» SHORT EXERCISE:
Go through the listing beneath this task and return every line that carries the string "chart".

» GIVEN DATA:
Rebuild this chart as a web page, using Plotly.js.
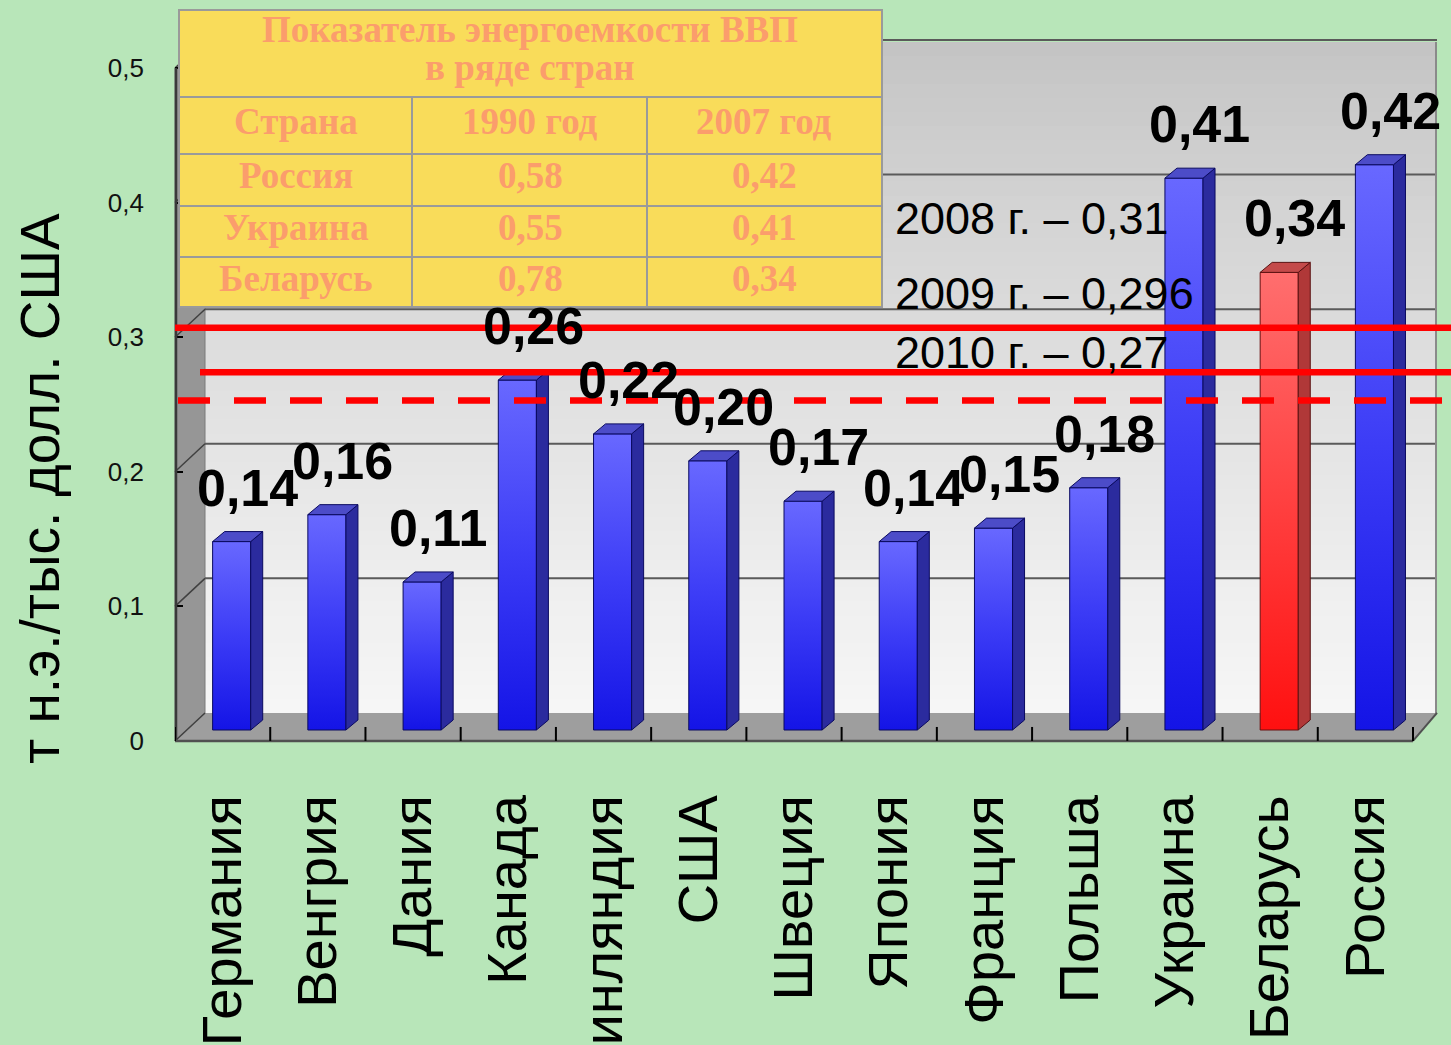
<!DOCTYPE html>
<html><head><meta charset="utf-8">
<script src="https://cdn.plot.ly/plotly-3.0.1.min.js"></script>
<style>html,body{margin:0;padding:0;background:#b8e6b9;overflow:hidden}#chart{width:1451px;height:1045px}</style>
</head><body><div id="chart"></div>
<script>
// ---------- data ----------
const categories = ['Германия','Венгрия','Дания','Канада','Финляндия','США','Швеция','Япония','Франция','Польша','Украина','Беларусь','Россия'];
const values = [0.14,0.16,0.11,0.26,0.22,0.20,0.17,0.14,0.15,0.18,0.41,0.34,0.42];
const highlight = 'Беларусь';
const yTickVals = [0,0.1,0.2,0.3,0.4,0.5];
const yTickText = ['0','0,1','0,2','0,3','0,4','0,5'];
const yTitle = 'т н.э./тыс. долл. США';
const noteLines = ['2008 г. – 0,31','2009 г. – 0,296','2010 г. – 0,27'];
const refLevels = [0.307, 0.274, 0.253];
const tableTitle = ['Показатель энергоемкости ВВП','в ряде стран'];
const tableHeader = ['Страна','1990 год','2007 год'];
const tableCountries = ['Россия','Украина','Беларусь'];
const table1990 = [0.58,0.55,0.78];
const table2007 = [0.42,0.41,0.34];

// ---------- geometry / style ----------
const W=1451,H=1045;
const L=175,R=1437,T=40,B=745;
const xRange=[-0.5,12.752];
const yRange=[-0.003,0.5208];
const xp = px => (px-L)/(R-L);
const yp = py => (B-py)/(B-T);
const yd = py => yRange[0]+(B-py)/(B-T)*(yRange[1]-yRange[0]);
const pxPerY = (B-T)/(yRange[1]-yRange[0]);
const pxPerX = (R-L)/(xRange[1]-xRange[0]);
const yFront = v => B - (v-yRange[0])*pxPerY;
const yBack = v => yFront(v) - 28;
const fmt = v => v.toFixed(2).replace('.',',');
const SANS = 'Liberation Sans, Arial, sans-serif';
const SERIF = 'Liberation Serif, Times New Roman, serif';

const barBase = yd(730);
const off = -0.105, w = 0.40;
const dx = 12/pxPerX, dy = 10/pxPerY;

const idx = categories.map((_,i)=>i);
const isHi = categories.map(c=>c===highlight);

function pathP(pts){ return 'M'+pts.map(p=>xp(p[0])+','+yp(p[1])).join('L')+'Z'; }

const shapes = [];
const bwTop=42, bwBot=713, bwL=205, bwR=1437, N=48;
for(let k=0;k<N;k++){
  const t=k/(N-1);
  const c=Math.round(196+(246-196)*Math.pow(t,0.85));
  const y0=bwTop+(bwBot-bwTop)*k/N, y1=bwTop+(bwBot-bwTop)*(k+1)/N+0.8;
  shapes.push({type:'rect',xref:'paper',yref:'paper',x0:xp(bwL),x1:xp(bwR),y0:yp(y1),y1:yp(y0),
    fillcolor:`rgb(${c},${c},${c})`,line:{width:0},layer:'below'});
}
shapes.push({type:'path',xref:'paper',yref:'paper',layer:'below',
  path:pathP([[L,yFront(0)],[L,yFront(0.5)],[L+30,yBack(0.5)],[L+30,yBack(0)]]),
  fillcolor:'#969696',line:{color:'#7a7a7a',width:1}});
shapes.push({type:'path',xref:'paper',yref:'paper',layer:'below',
  path:pathP([[L,yFront(0)],[1413,yFront(0)],[1437,yBack(0)],[L+30,yBack(0)]]),
  fillcolor:'#9e9e9e',line:{width:0}});
yTickVals.forEach(v=>{
  if(v>0) shapes.push({type:'line',xref:'paper',yref:'paper',layer:'below',
    x0:xp(bwL),x1:xp(bwR),y0:yp(yBack(v)),y1:yp(yBack(v)),line:{color:'#5a5a5a',width:2}});
  shapes.push({type:'line',xref:'paper',yref:'paper',layer:'below',
    x0:xp(L),x1:xp(L+30),y0:yp(yFront(v)),y1:yp(yBack(v)),line:{color:'#404040',width:1.5}});
});
shapes.push({type:'line',xref:'paper',yref:'paper',layer:'below',x0:xp(bwR-1),x1:xp(bwR-1),y0:yp(bwTop),y1:yp(bwBot),line:{color:'#8a8a8a',width:2}});
shapes.push({type:'line',xref:'paper',yref:'paper',layer:'above',x0:xp(L+1),x1:xp(L+1),y0:yp(yFront(0)),y1:yp(yFront(0.5)),line:{color:'#3a3a3a',width:2.5}});
shapes.push({type:'line',xref:'paper',yref:'paper',layer:'above',x0:xp(L),x1:xp(1413),y0:yp(yFront(0)),y1:yp(yFront(0)),line:{color:'#505050',width:2.5}});
shapes.push({type:'line',xref:'paper',yref:'paper',layer:'above',x0:xp(1413),x1:xp(1437),y0:yp(yFront(0)),y1:yp(yBack(0)),line:{color:'#505050',width:2}});
for(let k=0;k<=categories.length;k++){
  shapes.push({type:'line',xref:'x',yref:'paper',layer:'above',x0:k-0.5,x1:k-0.5,y0:yp(yFront(0)),y1:yp(yFront(0)-14),line:{color:'#000',width:2}});
}
const redStart=[L,200,178];
refLevels.forEach((v,i)=>{
  shapes.push({type:'line',xref:'paper',yref:'y',layer:'above',x0:xp(redStart[i]),x1:xp(W+5),y0:v,y1:v,
    line:{color:'#ff0000',width:6.5,dash:i===2?'32px,24px':'solid'}});
});
const tCols=[179,412,647,882], tRows=[10,97,154,206,257,307];
shapes.push({type:'rect',xref:'paper',yref:'paper',layer:'above',x0:xp(tCols[0]),x1:xp(tCols[3]),y0:yp(tRows[5]),y1:yp(tRows[0]),
  fillcolor:'#f9dc5a',line:{color:'#9a9a9a',width:2}});
for(let r=1;r<5;r++) shapes.push({type:'line',xref:'paper',yref:'paper',layer:'above',x0:xp(tCols[0]),x1:xp(tCols[3]),y0:yp(tRows[r]),y1:yp(tRows[r]),line:{color:'#9a9a9a',width:2}});
for(let c=1;c<3;c++) shapes.push({type:'line',xref:'paper',yref:'paper',layer:'above',x0:xp(tCols[c]),x1:xp(tCols[c]),y0:yp(tRows[1]),y1:yp(tRows[5]),line:{color:'#9a9a9a',width:2}});

// ---------- annotations ----------
const ann = [];
const tColor='#fb9d6c';
const tFont = s => ({family:SERIF,size:s,color:tColor});
const colC = [295.5,530,764];
const cell = (x,y,t)=>({xref:'paper',yref:'paper',x:xp(x),y:yp(y),text:'<b>'+t+'</b>',showarrow:false,font:tFont(37),xanchor:'center',yanchor:'middle'});
ann.push(cell(530,30,tableTitle[0]));
ann.push(cell(530,67,tableTitle[1]));
const rowC=[121,176,227,278];
tableHeader.forEach((t,c)=>ann.push(cell(colC[c],rowC[0],t)));
tableCountries.forEach((t,r)=>{
  [t,fmt(table1990[r]),fmt(table2007[r])].forEach((s,c)=>ann.push(cell(colC[c],rowC[r+1],s)));
});
idx.forEach(i=>ann.push({xref:'x',yref:'y',x:i+0.26,y:barBase+values[i],yshift:54,text:'<b>'+fmt(values[i])+'</b>',
  showarrow:false,xanchor:'center',yanchor:'middle',font:{family:SANS,size:52,color:'#000'}}));
const noteY=[218,293,352];
noteLines.forEach((t,i)=>ann.push({xref:'paper',yref:'paper',x:xp(893),y:yp(noteY[i]),text:t,showarrow:false,xanchor:'left',yanchor:'middle',font:{family:SANS,size:45,color:'#000'}}));
ann.push({xref:'paper',yref:'paper',x:xp(40),y:yp(489),text:yTitle,textangle:-90,showarrow:false,xanchor:'center',yanchor:'middle',font:{family:SANS,size:55,color:'#000'}});

// ---------- traces ----------
function faces(sel, kind){
  const xs=[],ys=[];
  idx.forEach(i=>{
    if(!sel(i)) return;
    const x0=i+off, x1=x0+w, top=barBase+values[i];
    const pts = kind==='side'
      ? [[x1,barBase],[x1,top],[x1+dx,top+dy],[x1+dx,barBase+dy]]
      : [[x0,top],[x1,top],[x1+dx,top+dy],[x0+dx,top+dy]];
    pts.concat([pts[0]]).forEach(p=>{xs.push(p[0]);ys.push(p[1]);});
    xs.push(null);ys.push(null);
  });
  return {xs,ys};
}
function polyTrace(sel,kind,fill,line){
  const f=faces(sel,kind);
  return {type:'scatter',mode:'lines',x:f.xs,y:f.ys,fill:'toself',fillcolor:fill,line:{color:line,width:1},hoverinfo:'skip',showlegend:false,connectgaps:false};
}
const traces = [
  {type:'bar',x:idx,y:values,base:barBase,offset:off,width:w,
   marker:{color:isHi.map(h=>h?'#ff4a4a':'#3c3cf4'),line:{color:isHi.map(h=>h?'#6a1010':'#0a0a60'),width:1}},
   hoverinfo:'skip',showlegend:false},
  polyTrace(i=>!isHi[i],'side','#2b2b9e','#0a0a60'),
  polyTrace(i=>!isHi[i],'top','#4c4cc8','#0a0a60'),
  polyTrace(i=>isHi[i],'side','#b03838','#5a1010'),
  polyTrace(i=>isHi[i],'top','#c44a4a','#5a1010'),
];

const layout = {
  width:W,height:H,
  margin:{l:L,r:W-R,t:T,b:H-B,pad:0},
  paper_bgcolor:'#b8e6b9',plot_bgcolor:'rgba(0,0,0,0)',
  showlegend:false,bargap:0,
  xaxis:{range:xRange,showgrid:false,zeroline:false,showline:false,tickmode:'array',tickvals:idx,ticktext:categories,
    tickangle:-90,ticks:'',ticklabelstandoff:38,automargin:false,fixedrange:true,
    tickfont:{family:SANS,size:56,color:'#000'}},
  yaxis:{range:yRange,showgrid:false,zeroline:false,showline:false,tickmode:'array',tickvals:yTickVals,ticktext:yTickText,
    ticks:'inside',ticklen:8,tickwidth:2,tickcolor:'#000',ticklabelstandoff:30,automargin:false,fixedrange:true,
    tickfont:{family:SANS,size:26,color:'#111'}},
  shapes:shapes,annotations:ann
};

Plotly.newPlot('chart',traces,layout,{staticPlot:true,displayModeBar:false}).then(gd=>{
  const svg=gd.querySelector('svg.main-svg');
  const ns='http://www.w3.org/2000/svg';
  let defs=svg.querySelector('defs');
  if(!defs){defs=document.createElementNS(ns,'defs');svg.insertBefore(defs,svg.firstChild);}
  function grad(id,stops){
    const g=document.createElementNS(ns,'linearGradient');
    g.setAttribute('id',id);g.setAttribute('x1','0');g.setAttribute('y1','0');g.setAttribute('x2','0');g.setAttribute('y2','1');
    stops.forEach(s=>{const st=document.createElementNS(ns,'stop');st.setAttribute('offset',s[0]);st.setAttribute('stop-color',s[1]);g.appendChild(st);});
    defs.appendChild(g);
  }
  grad('gBlue',[[0,'#6868ff'],[0.5,'#3c3cf6'],[1,'#1414e6']]);
  grad('gRed',[[0,'#ff6e6e'],[0.5,'#ff4040'],[1,'#ff1010']]);
  gd.querySelectorAll('.barlayer .trace').forEach(tr=>{
    tr.querySelectorAll('.point path').forEach((p,i)=>{ p.style.fill = isHi[i]?'url(#gRed)':'url(#gBlue)'; });
  });
});
</script></body></html>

» OUTPUT BELOW:
Rebuild this chart as a web page, using Plotly.js.
<style>html,body{margin:0;padding:0;background:#b8e6b9;overflow:hidden}#chart{width:1451px;height:1045px}</style>
</head><body><div id="chart"></div>
Plotly.newPlot('chart',traces,layout,{staticPlot:true,displayModeBar:false}).then(gd=>{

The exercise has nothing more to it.